DATA LINES:
+ + + +

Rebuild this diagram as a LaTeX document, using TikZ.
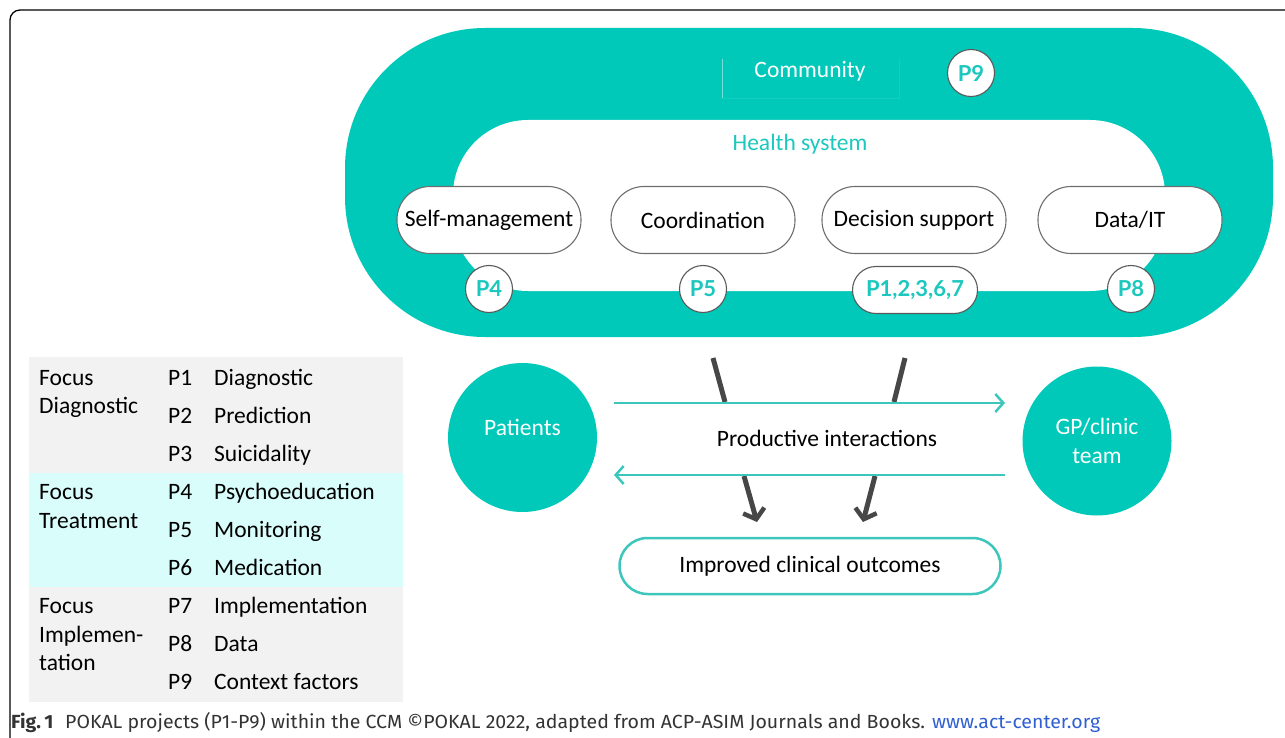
\documentclass[tikz,border=0pt]{standalone}
\usepackage{fontspec}
\setmainfont{Carlito}
\newfontfamily\labelfont{Lato}
\newfontfamily\capfont{Fira Sans}
\usetikzlibrary{arrows.meta}

\definecolor{ccmteal}{HTML}{00C9B9}
\definecolor{ccmtext}{HTML}{1CC8BE}
\definecolor{ccmarrow}{HTML}{3CC6BC}
\definecolor{pillborder}{HTML}{6E6E6E}
\definecolor{tagborder}{HTML}{5A5A5A}
\definecolor{darkarrow}{HTML}{474747}
\definecolor{rowgray}{HTML}{F2F2F2}
\definecolor{rowcyan}{HTML}{D8FDFB}
\definecolor{captext}{HTML}{333333}
\definecolor{linkblue}{HTML}{2F5FD0}

\tikzset{
  txt/.style={font=\fontsize{23.5}{28}\selectfont, inner sep=0pt},
  pill/.style={draw=pillborder, line width=1.1pt, fill=white, rounded corners=33pt,
    minimum width=184pt, minimum height=67pt, inner sep=0pt, text=black,
    font=\fontsize{23.5}{28}\selectfont},
  ptag/.style={draw=tagborder, line width=1.1pt, fill=white, circle, minimum size=47pt,
    inner sep=0pt, text=ccmtext, font=\labelfont\bfseries\fontsize{22}{26}\selectfont},
  ptagwide/.style={ptag, circle=false, rectangle, rounded corners=23.5pt,
    minimum width=125pt, minimum height=47pt},
  actor/.style={circle, fill=ccmteal, minimum size=149pt, inner sep=0pt, text=white,
    align=center, font=\fontsize{23.5}{29}\selectfont},
  flow/.style={draw=ccmarrow, line width=2.5pt,
    -{Straight Barb[length=8pt, width=18pt, line width=2.5pt]}},
  push/.style={draw=darkarrow, line width=5pt},
  pusharrow/.style={push, -{Straight Barb[length=9pt, width=22pt, line width=4.5pt]}},
  cell/.style={txt, anchor=base west, text=black},
}

\begin{document}
\begin{tikzpicture}[x=1pt, y=-1pt]
\useasboundingbox (0,0) rectangle (1285,738);

% outer frame of the figure box
\draw[line width=1.3pt, rounded corners=10pt] (10,760) -- (10,10) -- (1300,10);

% community ring and health system area
\fill[ccmteal, rounded corners=140pt] (345,28) rectangle (1273,337);
\fill[white, rounded corners=75pt] (453,120) rectangle (1165,291);

% faint outline around the community label
\draw[white!45!ccmteal, line width=0.8pt] (722,59) -- (722,98);
\draw[white!8!ccmteal, line width=0.5pt] (722,98) -- (899,98) -- (899,59);

\node[txt, text=white] (community) at (810,71) {Community};
\node[ptag] (p9) at (971,73) {P9};
\node[txt, text=ccmtext] (health) at (800,144) {Health system};

% health system components
\node[pill] (self) at (489,220) {Self-management};
\node[pill] (coord) at (703,220) {Coordination};
\node[pill] (decision) at (914,220) {Decision support};
\node[pill] (data) at (1130,220) {Data/IT};

\node[ptag] (p4) at (489,289) {P4};
\node[ptag] (p5) at (703,289) {P5};
\node[ptagwide] (pmulti) at (915,290) {P1,2,3,6,7};
\node[ptag] (p8) at (1131,289) {P8};

% actors
\node[actor] (patients) at (522.5,437.5) {\raisebox{20pt}{Patients}};
\node[actor] (gp) at (1097,441) {GP/clinic\\team};

\node[txt] (interactions) at (827,438) {Productive interactions};

\node[draw=ccmarrow, line width=2.5pt, rounded corners=28pt, minimum width=381pt,
  minimum height=56pt, txt] (outcomes) at (810,566) {Improved clinical outcomes};

% interaction flows
\coordinate (fwdS) at (614,403);
\coordinate (fwdE) at (1005,403);
\coordinate (backS) at (1005,475);
\coordinate (backE) at (614,475);

\coordinate (inA1) at (713,358);
\coordinate (inA2) at (725,402);
\coordinate (inB1) at (905,358);
\coordinate (inB2) at (894,402);
\coordinate (outA1) at (744,476);
\coordinate (outB1) at (875,476);
\coordinate (outA2) at (757,522);
\coordinate (outB2) at (863,522);

\draw[push] (inA1) -- (inA2);
\draw[push] (inB1) -- (inB2);
\draw[pusharrow] (outA1) -- (outA2);
\draw[pusharrow] (outB1) -- (outB2);

\draw[flow] (fwdS) -- (fwdE);
\draw[flow] (backS) -- (backE);

% project table
\fill[rowgray] (29,357) rectangle (403,473);
\fill[rowcyan] (29,473) rectangle (403,587);
\fill[rowgray] (29,587) rectangle (403,702);

\node[cell] (f1a) at (39,385) {Focus};
\node[cell] (f1b) at (39,413) {Diagnostic};
\node[cell] (f2a) at (39,499) {Focus};
\node[cell] (f2b) at (39,528) {Treatment};
\node[cell] (f3a) at (39,613) {Focus};
\node[cell] (f3b) at (39,642) {Implemen-};
\node[cell] (f3c) at (39,670) {tation};

\node[cell] (n1) at (168,385) {P1}; \node[cell] (t1) at (214,385) {Diagnostic};
\node[cell] (n2) at (168,423) {P2}; \node[cell] (t2) at (214,423) {Prediction};
\node[cell] (n3) at (168,461) {P3}; \node[cell] (t3) at (214,461) {Suicidality};
\node[cell] (n4) at (168,499) {P4}; \node[cell] (t4) at (214,499) {Psychoeducation};
\node[cell] (n5) at (168,537) {P5}; \node[cell] (t5) at (214,537) {Monitoring};
\node[cell] (n6) at (168,575) {P6}; \node[cell] (t6) at (214,575) {Medication};
\node[cell] (n7) at (168,613) {P7}; \node[cell] (t7) at (214,613) {Implementation};
\node[cell] (n8) at (168,651) {P8}; \node[cell] (t8) at (214,651) {Data};
\node[cell] (n9) at (168,689) {P9}; \node[cell] (t9) at (214,689) {Context factors};

% caption
\node[anchor=base west, inner sep=0pt, text=captext] (caption) at (11,728)
  {\resizebox{1089pt}{\height}{\capfont\fontsize{19}{22}\selectfont
   {\bfseries Fig.\,1}\hspace{0.6em}POKAL projects (P1-P9) within the CCM \textcopyright POKAL 2022, adapted from ACP-ASIM Journals and Books. \textcolor{linkblue}{www.act-center.org}}};
\end{tikzpicture}
\end{document}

+ + + +

DIRECTION: From the listing, extract all text exactly as given and drop any picture.

WRITTEN RESPONSE:
Rebuild this diagram as a LaTeX document, using TikZ.
\documentclass[tikz,border=0pt]{standalone}
\usepackage{fontspec}
\setmainfont{Carlito}
\newfontfamily\labelfont{Lato}
\newfontfamily\capfont{Fira Sans}
\usetikzlibrary{arrows.meta}

\definecolor{ccmteal}{HTML}{00C9B9}
\definecolor{ccmtext}{HTML}{1CC8BE}
\definecolor{ccmarrow}{HTML}{3CC6BC}
\definecolor{pillborder}{HTML}{6E6E6E}
\definecolor{tagborder}{HTML}{5A5A5A}
\definecolor{darkarrow}{HTML}{474747}
\definecolor{rowgray}{HTML}{F2F2F2}
\definecolor{rowcyan}{HTML}{D8FDFB}
\definecolor{captext}{HTML}{333333}
\definecolor{linkblue}{HTML}{2F5FD0}

\tikzset{
  txt/.style={font=\fontsize{23.5}{28}\selectfont, inner sep=0pt},
  pill/.style={draw=pillborder, line width=1.1pt, fill=white, rounded corners=33pt,
    minimum width=184pt, minimum height=67pt, inner sep=0pt, text=black,
    font=\fontsize{23.5}{28}\selectfont},
  ptag/.style={draw=tagborder, line width=1.1pt, fill=white, circle, minimum size=47pt,
    inner sep=0pt, text=ccmtext, font=\labelfont\bfseries\fontsize{22}{26}\selectfont},
  ptagwide/.style={ptag, circle=false, rectangle, rounded corners=23.5pt,
    minimum width=125pt, minimum height=47pt},
  actor/.style={circle, fill=ccmteal, minimum size=149pt, inner sep=0pt, text=white,
    align=center, font=\fontsize{23.5}{29}\selectfont},
  flow/.style={draw=ccmarrow, line width=2.5pt,
    -{Straight Barb[length=8pt, width=18pt, line width=2.5pt]}},
  push/.style={draw=darkarrow, line width=5pt},
  pusharrow/.style={push, -{Straight Barb[length=9pt, width=22pt, line width=4.5pt]}},
  cell/.style={txt, anchor=base west, text=black},
}

\begin{document}
\begin{tikzpicture}[x=1pt, y=-1pt]
\useasboundingbox (0,0) rectangle (1285,738);

% outer frame of the figure box
\draw[line width=1.3pt, rounded corners=10pt] (10,760) -- (10,10) -- (1300,10);

% community ring and health system area
\fill[ccmteal, rounded corners=140pt] (345,28) rectangle (1273,337);
\fill[white, rounded corners=75pt] (453,120) rectangle (1165,291);

% faint outline around the community label
\draw[white!45!ccmteal, line width=0.8pt] (722,59) -- (722,98);
\draw[white!8!ccmteal, line width=0.5pt] (722,98) -- (899,98) -- (899,59);

\node[txt, text=white] (community) at (810,71) {Community};
\node[ptag] (p9) at (971,73) {P9};
\node[txt, text=ccmtext] (health) at (800,144) {Health system};

% health system components
\node[pill] (self) at (489,220) {Self-management};
\node[pill] (coord) at (703,220) {Coordination};
\node[pill] (decision) at (914,220) {Decision support};
\node[pill] (data) at (1130,220) {Data/IT};

\node[ptag] (p4) at (489,289) {P4};
\node[ptag] (p5) at (703,289) {P5};
\node[ptagwide] (pmulti) at (915,290) {P1,2,3,6,7};
\node[ptag] (p8) at (1131,289) {P8};

% actors
\node[actor] (patients) at (522.5,437.5) {\raisebox{20pt}{Patients}};
\node[actor] (gp) at (1097,441) {GP/clinic\\team};

\node[txt] (interactions) at (827,438) {Productive interactions};

\node[draw=ccmarrow, line width=2.5pt, rounded corners=28pt, minimum width=381pt,
  minimum height=56pt, txt] (outcomes) at (810,566) {Improved clinical outcomes};

% interaction flows
\coordinate (fwdS) at (614,403);
\coordinate (fwdE) at (1005,403);
\coordinate (backS) at (1005,475);
\coordinate (backE) at (614,475);

\coordinate (inA1) at (713,358);
\coordinate (inA2) at (725,402);
\coordinate (inB1) at (905,358);
\coordinate (inB2) at (894,402);
\coordinate (outA1) at (744,476);
\coordinate (outB1) at (875,476);
\coordinate (outA2) at (757,522);
\coordinate (outB2) at (863,522);

\draw[push] (inA1) -- (inA2);
\draw[push] (inB1) -- (inB2);
\draw[pusharrow] (outA1) -- (outA2);
\draw[pusharrow] (outB1) -- (outB2);

\draw[flow] (fwdS) -- (fwdE);
\draw[flow] (backS) -- (backE);

% project table
\fill[rowgray] (29,357) rectangle (403,473);
\fill[rowcyan] (29,473) rectangle (403,587);
\fill[rowgray] (29,587) rectangle (403,702);

\node[cell] (f1a) at (39,385) {Focus};
\node[cell] (f1b) at (39,413) {Diagnostic};
\node[cell] (f2a) at (39,499) {Focus};
\node[cell] (f2b) at (39,528) {Treatment};
\node[cell] (f3a) at (39,613) {Focus};
\node[cell] (f3b) at (39,642) {Implemen-};
\node[cell] (f3c) at (39,670) {tation};

\node[cell] (n1) at (168,385) {P1}; \node[cell] (t1) at (214,385) {Diagnostic};
\node[cell] (n2) at (168,423) {P2}; \node[cell] (t2) at (214,423) {Prediction};
\node[cell] (n3) at (168,461) {P3}; \node[cell] (t3) at (214,461) {Suicidality};
\node[cell] (n4) at (168,499) {P4}; \node[cell] (t4) at (214,499) {Psychoeducation};
\node[cell] (n5) at (168,537) {P5}; \node[cell] (t5) at (214,537) {Monitoring};
\node[cell] (n6) at (168,575) {P6}; \node[cell] (t6) at (214,575) {Medication};
\node[cell] (n7) at (168,613) {P7}; \node[cell] (t7) at (214,613) {Implementation};
\node[cell] (n8) at (168,651) {P8}; \node[cell] (t8) at (214,651) {Data};
\node[cell] (n9) at (168,689) {P9}; \node[cell] (t9) at (214,689) {Context factors};

% caption
\node[anchor=base west, inner sep=0pt, text=captext] (caption) at (11,728)
  {\resizebox{1089pt}{\height}{\capfont\fontsize{19}{22}\selectfont
   {\bfseries Fig.\,1}\hspace{0.6em}POKAL projects (P1-P9) within the CCM \textcopyright POKAL 2022, adapted from ACP-ASIM Journals and Books. \textcolor{linkblue}{www.act-center.org}}};
\end{tikzpicture}
\end{document}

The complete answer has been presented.